I have my background colors configured for each environment so when I'm shelled into a server, I know exactly what I'm working with.

brlewis · on Oct 27, 2020

I'm too lazy to do this manually for each server, but I change the hostname color in my prompt based on its hash.

https://gitlab.com/brlewis/brlewis-config/-/blob/master/bash...

nitrogen · on Oct 27, 2020

One other neat trick is to color code PS1 in your Linux instances, like red for prod, green for dev.

This is definitely a nice one to add. Though I did work with someone once who believed that all servers should be 100% vanilla and reverted my environment colors.

In container-only shops with no ssh, this is less of an issue, and instead you rely on having different permissions and automations for different environments.

YeGoblynQueenne · on Oct 28, 2020

That's very similar to what happened to me - except I didn't delete any backups, thank the Great Old Ones. And I didn't get fired.

Basically, I had a habit of starting a new SQL Server Management Studio instance in its own window for each database I was working on.

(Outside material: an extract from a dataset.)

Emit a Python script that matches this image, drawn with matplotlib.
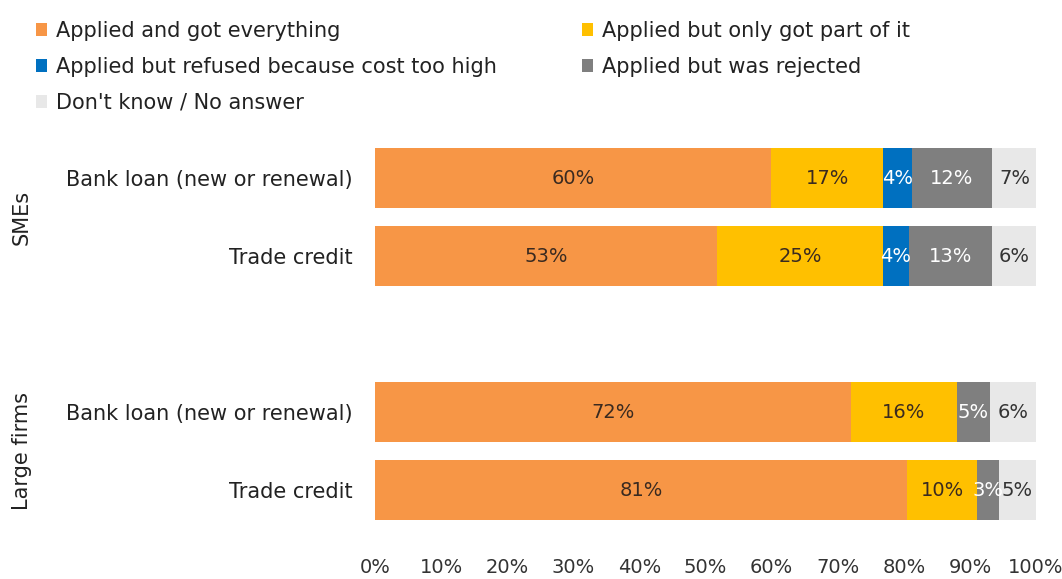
import matplotlib
matplotlib.use("Agg")
import matplotlib.pyplot as plt
from matplotlib.patches import Patch
import numpy as np

# ---- data ----
categories = ["Bank loan (new or renewal)", "Trade credit",
              "Bank loan (new or renewal)", "Trade credit"]
groups = ["SMEs", "Large firms"]
series_names = ["Applied and got everything",
                "Applied but only got part of it",
                "Applied but refused because cost too high",
                "Applied but was rejected",
                "Don't know / No answer"]
got_everything = [59.9, 51.8, 72.0, 80.5]
got_part = [17.0, 25.0, 16.0, 10.6]
refused_cost = [4.3, 4.0, 0.0, 0.0]
rejected = [12.1, 12.6, 5.1, 3.3]
dont_know = [6.9, 6.6, 6.9, 5.6]
labels_everything = ["60%", "53%", "72%", "81%"]
labels_part = ["17%", "25%", "16%", "10%"]
labels_refused = ["4%", "4%", "", ""]
labels_rejected = ["12%", "13%", "5%", "3%"]
labels_dont_know = ["7%", "6%", "6%", "5%"]
xticks = [0, 10, 20, 30, 40, 50, 60, 70, 80, 90, 100]
xtick_labels = ["0%", "10%", "20%", "30%", "40%", "50%", "60%", "70%", "80%", "90%", "100%"]

# ---- style ----
colors = ["#F79646", "#FFC000", "#0070C0", "#7F7F7F", "#E8E8E8"]
text_colors = ["#3a2a20", "#3a2a20", "white", "white", "#333333"]
FS = 15
plt.rcParams['font.family'] = ['DejaVu Sans']

fig = plt.figure(figsize=(10.62, 5.79), dpi=100)
ax = fig.add_axes([375/1062, 1-555/579, (1036-375)/1062, (555-131.2)/579])

ypos = [0, 1, 3, 4]
series = [got_everything, got_part, refused_cost, rejected, dont_know]
series_labels = [labels_everything, labels_part, labels_refused, labels_rejected, labels_dont_know]
left = np.zeros(len(ypos))
for vals, lab, col, tcol, name in zip(series, series_labels, colors, text_colors, series_names):
    vals = np.array(vals)
    ax.barh(ypos, vals, left=left, height=0.77, color=col, label=name, linewidth=0)
    for y, l, v, t in zip(ypos, left, vals, lab):
        if t:
            ax.text(l + v/2, y, t, ha='center', va='center', color=tcol, fontsize=14)
    left = left + vals

ax.set_xlim(0, 100)
ax.set_ylim(4.83, -0.6)
ax.set_xticks(xticks)
ax.set_xticklabels(xtick_labels, fontsize=14, color="#333333")
ax.set_yticks(ypos)
ax.set_yticklabels(categories, fontsize=FS, color="#222222")
ax.tick_params(axis='both', length=0)
ax.tick_params(axis='y', pad=16)
ax.tick_params(axis='x', pad=2)
for s in ax.spines.values():
    s.set_visible(False)

# group labels
fig.text(22/1062, 1-217/579, groups[0], rotation=90, ha='center', va='center', fontsize=FS, color="#222222")
fig.text(22/1062, 1-451/579, groups[1], rotation=90, ha='center', va='center', fontsize=FS, color="#222222")

# legends
handles = [Patch(facecolor=c, edgecolor='none') for c in colors]
common = dict(loc='upper left', frameon=False, fontsize=FS, handlelength=0.55, handleheight=0.55,
              handletextpad=0.4, labelspacing=0.76, borderaxespad=0, borderpad=0)
leg1 = fig.legend([handles[0], handles[2], handles[4]],
                  [series_names[0], series_names[2], series_names[4]],
                  bbox_to_anchor=(36/1062, 1-21/579), **common)
leg2 = fig.legend([handles[1], handles[3]],
                  [series_names[1], series_names[3]],
                  bbox_to_anchor=(582/1062, 1-21/579), **common)
for leg in (leg1, leg2):
    for t in leg.get_texts():
        t.set_color("#222222")

fig.savefig("out.png", dpi=100, facecolor="white")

At some point this struck me as wasteful, for some reason, so I closed all my windows and opened all the databases in one window. Then sometime after that I went to delete the test database as a routine maintainance task, but of course I was used to clicking the database at the top of the left pane in SSMS, which was the test database when it was the only database in a window... but now happened to be the production database. Then five minutes later I got a call from the client company that used our system, to ask me if there was any maintainance going on because everyone's client had just crashed.

The horror when I realised.

It was educational, though. I don't think I'll make that particular mistake ever again. And my bosses were ace to be fair, probably because I worked my ass off to correct the mess that ensued.

shezi · on Oct 29, 2020

When I worked in production environments, I used to set up little Firefox userscripts that would add a banner or anything visual to the production site. It's entirely client side and easy to customize.